5 Historic London pubs for a warm wintery pint
Skip the mile long lists of hundreds of great British pubs and head to these 5 historical London institutions to get a taste of where London’s drinking culture all began.
There’s something magical about ordering a pint on a blistering cold day in London once you’ve stumbled into the warmth of a cosy, unravelling at the seams, public house. As you sit in a wooden booth nursing your ale and look around it becomes apparent that these walls hold more stories than you’d ever be able to collect over a lifetime.
There are a handful of pubs in London that have been around since before Shakespeare and the fact that they’ve not turned into a dusty museum and you’re able to actually experience these for yourself is an incredible privilege. Despite the destructive efforts of the Great Fire of London, Second World War bombs and post-war planners, these pubs are still around and are some of the best bars in London.
1.Ye Olde Mitre Tavern
Considered one of the more difficult pubs to find, Ye Olde Mitre Tavern is certainly worth the hunt. Its most famous purported client was none other than Elizabeth I herself. She’s said to have danced around a cherry tree that is still there to this day.

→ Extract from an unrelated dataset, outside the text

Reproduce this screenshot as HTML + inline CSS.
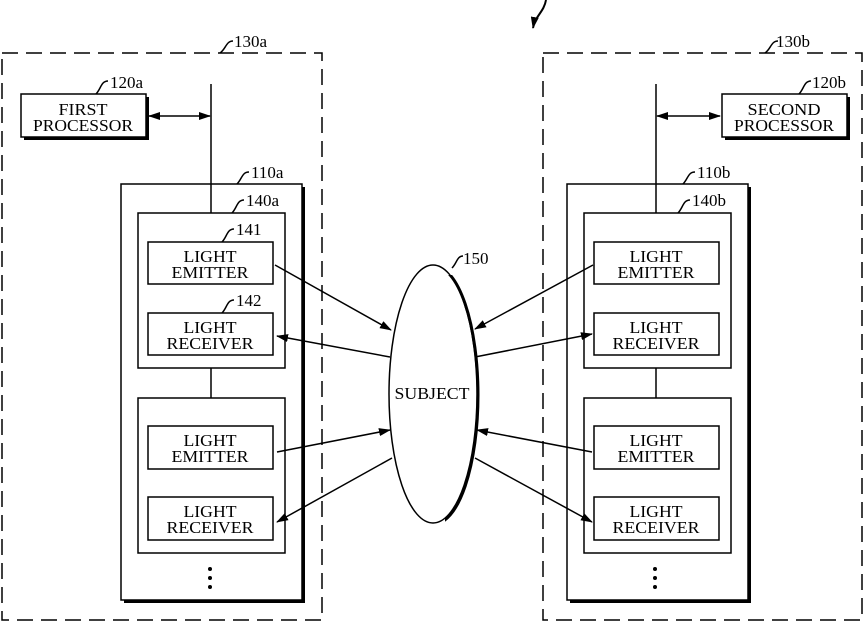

The current structure was built in 1772 though previous iterations had been around since the mid-1500s and continues to belong to the Church of England Diocese of Ely, Cambridgeshire, because of its origins as the tavern for servants of the Palace of the Bishops of Ely. You’re basically doing God’s work by drinking here.
3. The Dog and Duck, Soho
Located in the trendy Soho area, The Dog and Duck has had many a famous patron from literary great George Orwell to the Queen of British Pop herself, Madonna. The ornate Victorian interior features intricate tiling and ornate mirrors that you can go and check out for yourself.
4.Ye Olde Cheshire Cheese
Despite popping up on many a historic pub checklist, Ye Olde Cheshire Cheese is still a go to London pub with a rich and storied history. Holding a place in many a literary and journalist’s hearts, the pub was once frequented by Charles Dickens and Samuel Johnson. After the Great Fire it was rebuilt in 1667 when no attention was paid to mobile phone reception so if you head down to the cellar bar, it’s almost as though you’re back in 1667.
5.The Seven Stars
This petite bar was one of the few places to escape unscathed by the Great Fire and is now more than 400-years-old. Positioned just behind the Royal Courts of Justice, you can expect to find barristers just out of court during the lunch and after work rush-hour. Though it doesn’t look like much from the facade, there’s a great selection of ales inside.